## To do
Leaving out the pictures, retype all the material exactly.

***

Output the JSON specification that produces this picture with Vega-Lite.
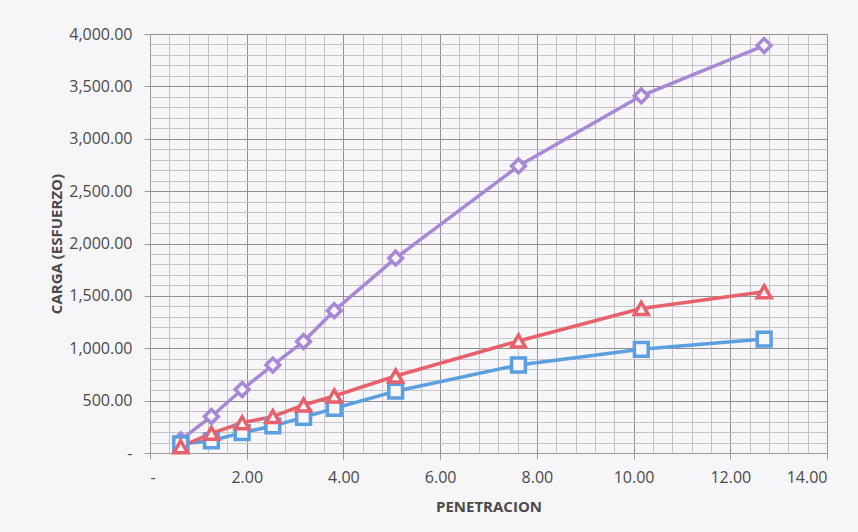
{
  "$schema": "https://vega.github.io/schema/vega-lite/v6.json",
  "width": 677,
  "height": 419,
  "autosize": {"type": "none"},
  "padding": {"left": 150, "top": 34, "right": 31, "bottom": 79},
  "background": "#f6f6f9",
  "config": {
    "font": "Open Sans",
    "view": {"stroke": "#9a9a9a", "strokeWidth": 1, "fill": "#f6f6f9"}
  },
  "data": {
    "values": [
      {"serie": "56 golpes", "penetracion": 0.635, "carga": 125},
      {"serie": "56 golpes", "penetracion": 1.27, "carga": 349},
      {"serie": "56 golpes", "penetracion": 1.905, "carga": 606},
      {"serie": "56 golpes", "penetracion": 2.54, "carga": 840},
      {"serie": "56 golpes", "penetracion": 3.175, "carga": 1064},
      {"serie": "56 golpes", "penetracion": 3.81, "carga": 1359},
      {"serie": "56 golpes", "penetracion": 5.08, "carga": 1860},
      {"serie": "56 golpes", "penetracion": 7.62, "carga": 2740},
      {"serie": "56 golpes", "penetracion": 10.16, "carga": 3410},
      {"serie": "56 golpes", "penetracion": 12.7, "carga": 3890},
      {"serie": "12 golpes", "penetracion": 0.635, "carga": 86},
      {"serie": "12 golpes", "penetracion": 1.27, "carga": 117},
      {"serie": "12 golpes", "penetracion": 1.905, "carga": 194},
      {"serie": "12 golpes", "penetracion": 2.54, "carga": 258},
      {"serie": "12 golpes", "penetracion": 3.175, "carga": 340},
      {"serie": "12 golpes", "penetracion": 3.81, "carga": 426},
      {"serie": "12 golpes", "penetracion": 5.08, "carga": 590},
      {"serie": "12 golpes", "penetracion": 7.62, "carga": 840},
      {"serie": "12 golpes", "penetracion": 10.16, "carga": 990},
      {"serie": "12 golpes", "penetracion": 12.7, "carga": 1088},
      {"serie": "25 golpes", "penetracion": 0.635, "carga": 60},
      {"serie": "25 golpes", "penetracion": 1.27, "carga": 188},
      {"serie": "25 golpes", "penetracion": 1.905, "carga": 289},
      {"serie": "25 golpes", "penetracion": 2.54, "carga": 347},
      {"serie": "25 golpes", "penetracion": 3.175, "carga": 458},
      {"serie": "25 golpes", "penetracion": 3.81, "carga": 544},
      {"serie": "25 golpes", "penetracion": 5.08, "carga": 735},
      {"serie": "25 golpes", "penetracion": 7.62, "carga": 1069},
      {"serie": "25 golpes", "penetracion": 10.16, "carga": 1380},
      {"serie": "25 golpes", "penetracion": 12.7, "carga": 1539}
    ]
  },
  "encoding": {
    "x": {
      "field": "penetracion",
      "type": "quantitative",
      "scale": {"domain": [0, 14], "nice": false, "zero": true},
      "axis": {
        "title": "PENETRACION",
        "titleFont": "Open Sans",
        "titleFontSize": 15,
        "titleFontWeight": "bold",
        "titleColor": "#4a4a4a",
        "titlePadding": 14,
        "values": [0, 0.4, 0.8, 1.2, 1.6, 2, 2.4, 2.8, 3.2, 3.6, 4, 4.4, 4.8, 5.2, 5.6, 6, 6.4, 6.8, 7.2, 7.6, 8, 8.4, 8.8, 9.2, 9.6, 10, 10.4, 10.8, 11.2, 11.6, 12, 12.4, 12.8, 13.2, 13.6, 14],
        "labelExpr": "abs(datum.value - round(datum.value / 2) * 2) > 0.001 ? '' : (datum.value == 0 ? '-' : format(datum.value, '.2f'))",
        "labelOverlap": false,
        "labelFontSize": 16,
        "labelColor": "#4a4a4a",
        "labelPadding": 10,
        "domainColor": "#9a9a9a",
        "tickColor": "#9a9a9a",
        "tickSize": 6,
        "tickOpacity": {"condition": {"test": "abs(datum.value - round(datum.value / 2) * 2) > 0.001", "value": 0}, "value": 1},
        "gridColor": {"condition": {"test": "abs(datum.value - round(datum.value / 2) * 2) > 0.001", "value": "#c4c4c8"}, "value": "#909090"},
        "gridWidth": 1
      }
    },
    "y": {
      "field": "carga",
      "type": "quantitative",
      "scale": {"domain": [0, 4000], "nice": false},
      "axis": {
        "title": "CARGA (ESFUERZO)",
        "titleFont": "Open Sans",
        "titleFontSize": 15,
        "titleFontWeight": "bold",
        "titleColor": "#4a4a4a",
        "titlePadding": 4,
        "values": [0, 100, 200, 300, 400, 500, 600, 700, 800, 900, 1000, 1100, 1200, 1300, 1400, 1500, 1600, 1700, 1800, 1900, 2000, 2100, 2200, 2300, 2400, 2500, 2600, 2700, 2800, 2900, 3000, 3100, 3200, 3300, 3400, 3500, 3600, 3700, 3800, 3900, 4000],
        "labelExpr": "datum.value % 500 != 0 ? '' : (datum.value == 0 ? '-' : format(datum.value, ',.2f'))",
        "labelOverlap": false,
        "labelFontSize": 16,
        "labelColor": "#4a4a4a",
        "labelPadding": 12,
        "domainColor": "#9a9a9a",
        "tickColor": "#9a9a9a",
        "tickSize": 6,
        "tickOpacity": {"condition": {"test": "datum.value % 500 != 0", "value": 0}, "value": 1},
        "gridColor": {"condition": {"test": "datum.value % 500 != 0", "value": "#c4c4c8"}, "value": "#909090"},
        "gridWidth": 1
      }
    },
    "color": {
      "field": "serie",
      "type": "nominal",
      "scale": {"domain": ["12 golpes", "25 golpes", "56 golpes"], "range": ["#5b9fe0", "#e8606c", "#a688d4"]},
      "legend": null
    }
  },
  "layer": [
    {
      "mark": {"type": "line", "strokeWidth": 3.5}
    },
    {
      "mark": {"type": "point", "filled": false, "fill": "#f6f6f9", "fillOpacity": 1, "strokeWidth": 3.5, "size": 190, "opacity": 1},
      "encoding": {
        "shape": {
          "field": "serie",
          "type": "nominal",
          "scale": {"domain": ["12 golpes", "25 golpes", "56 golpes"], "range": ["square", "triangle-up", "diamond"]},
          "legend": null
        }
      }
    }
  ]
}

***

## Result of this exercise
Output the JSON specification that produces this picture with Vega-Lite.
{
  "$schema": "https://vega.github.io/schema/vega-lite/v6.json",
  "width": 677,
  "height": 419,
  "autosize": {"type": "none"},
  "padding": {"left": 150, "top": 34, "right": 31, "bottom": 79},
  "background": "#f6f6f9",
  "config": {
    "font": "Open Sans",
    "view": {"stroke": "#9a9a9a", "strokeWidth": 1, "fill": "#f6f6f9"}
  },
  "data": {
    "values": [
      {"serie": "56 golpes", "penetracion": 0.635, "carga": 125},
      {"serie": "56 golpes", "penetracion": 1.27, "carga": 349},
      {"serie": "56 golpes", "penetracion": 1.905, "carga": 606},
      {"serie": "56 golpes", "penetracion": 2.54, "carga": 840},
      {"serie": "56 golpes", "penetracion": 3.175, "carga": 1064},
      {"serie": "56 golpes", "penetracion": 3.81, "carga": 1359},
      {"serie": "56 golpes", "penetracion": 5.08, "carga": 1860},
      {"serie": "56 golpes", "penetracion": 7.62, "carga": 2740},
      {"serie": "56 golpes", "penetracion": 10.16, "carga": 3410},
      {"serie": "56 golpes", "penetracion": 12.7, "carga": 3890},
      {"serie": "12 golpes", "penetracion": 0.635, "carga": 86},
      {"serie": "12 golpes", "penetracion": 1.27, "carga": 117},
      {"serie": "12 golpes", "penetracion": 1.905, "carga": 194},
      {"serie": "12 golpes", "penetracion": 2.54, "carga": 258},
      {"serie": "12 golpes", "penetracion": 3.175, "carga": 340},
      {"serie": "12 golpes", "penetracion": 3.81, "carga": 426},
      {"serie": "12 golpes", "penetracion": 5.08, "carga": 590},
      {"serie": "12 golpes", "penetracion": 7.62, "carga": 840},
      {"serie": "12 golpes", "penetracion": 10.16, "carga": 990},
      {"serie": "12 golpes", "penetracion": 12.7, "carga": 1088},
      {"serie": "25 golpes", "penetracion": 0.635, "carga": 60},
      {"serie": "25 golpes", "penetracion": 1.27, "carga": 188},
      {"serie": "25 golpes", "penetracion": 1.905, "carga": 289},
      {"serie": "25 golpes", "penetracion": 2.54, "carga": 347},
      {"serie": "25 golpes", "penetracion": 3.175, "carga": 458},
      {"serie": "25 golpes", "penetracion": 3.81, "carga": 544},
      {"serie": "25 golpes", "penetracion": 5.08, "carga": 735},
      {"serie": "25 golpes", "penetracion": 7.62, "carga": 1069},
      {"serie": "25 golpes", "penetracion": 10.16, "carga": 1380},
      {"serie": "25 golpes", "penetracion": 12.7, "carga": 1539}
    ]
  },
  "encoding": {
    "x": {
      "field": "penetracion",
      "type": "quantitative",
      "scale": {"domain": [0, 14], "nice": false, "zero": true},
      "axis": {
        "title": "PENETRACION",
        "titleFont": "Open Sans",
        "titleFontSize": 15,
        "titleFontWeight": "bold",
        "titleColor": "#4a4a4a",
        "titlePadding": 14,
        "values": [0, 0.4, 0.8, 1.2, 1.6, 2, 2.4, 2.8, 3.2, 3.6, 4, 4.4, 4.8, 5.2, 5.6, 6, 6.4, 6.8, 7.2, 7.6, 8, 8.4, 8.8, 9.2, 9.6, 10, 10.4, 10.8, 11.2, 11.6, 12, 12.4, 12.8, 13.2, 13.6, 14],
        "labelExpr": "abs(datum.value - round(datum.value / 2) * 2) > 0.001 ? '' : (datum.value == 0 ? '-' : format(datum.value, '.2f'))",
        "labelOverlap": false,
        "labelFontSize": 16,
        "labelColor": "#4a4a4a",
        "labelPadding": 10,
        "domainColor": "#9a9a9a",
        "tickColor": "#9a9a9a",
        "tickSize": 6,
        "tickOpacity": {"condition": {"test": "abs(datum.value - round(datum.value / 2) * 2) > 0.001", "value": 0}, "value": 1},
        "gridColor": {"condition": {"test": "abs(datum.value - round(datum.value / 2) * 2) > 0.001", "value": "#c4c4c8"}, "value": "#909090"},
        "gridWidth": 1
      }
    },
    "y": {
      "field": "carga",
      "type": "quantitative",
      "scale": {"domain": [0, 4000], "nice": false},
      "axis": {
        "title": "CARGA (ESFUERZO)",
        "titleFont": "Open Sans",
        "titleFontSize": 15,
        "titleFontWeight": "bold",
        "titleColor": "#4a4a4a",
        "titlePadding": 4,
        "values": [0, 100, 200, 300, 400, 500, 600, 700, 800, 900, 1000, 1100, 1200, 1300, 1400, 1500, 1600, 1700, 1800, 1900, 2000, 2100, 2200, 2300, 2400, 2500, 2600, 2700, 2800, 2900, 3000, 3100, 3200, 3300, 3400, 3500, 3600, 3700, 3800, 3900, 4000],
        "labelExpr": "datum.value % 500 != 0 ? '' : (datum.value == 0 ? '-' : format(datum.value, ',.2f'))",
        "labelOverlap": false,
        "labelFontSize": 16,
        "labelColor": "#4a4a4a",
        "labelPadding": 12,
        "domainColor": "#9a9a9a",
        "tickColor": "#9a9a9a",
        "tickSize": 6,
        "tickOpacity": {"condition": {"test": "datum.value % 500 != 0", "value": 0}, "value": 1},
        "gridColor": {"condition": {"test": "datum.value % 500 != 0", "value": "#c4c4c8"}, "value": "#909090"},
        "gridWidth": 1
      }
    },
    "color": {
      "field": "serie",
      "type": "nominal",
      "scale": {"domain": ["12 golpes", "25 golpes", "56 golpes"], "range": ["#5b9fe0", "#e8606c", "#a688d4"]},
      "legend": null
    }
  },
  "layer": [
    {
      "mark": {"type": "line", "strokeWidth": 3.5}
    },
    {
      "mark": {"type": "point", "filled": false, "fill": "#f6f6f9", "fillOpacity": 1, "strokeWidth": 3.5, "size": 190, "opacity": 1},
      "encoding": {
        "shape": {
          "field": "serie",
          "type": "nominal",
          "scale": {"domain": ["12 golpes", "25 golpes", "56 golpes"], "range": ["square", "triangle-up", "diamond"]},
          "legend": null
        }
      }
    }
  ]
}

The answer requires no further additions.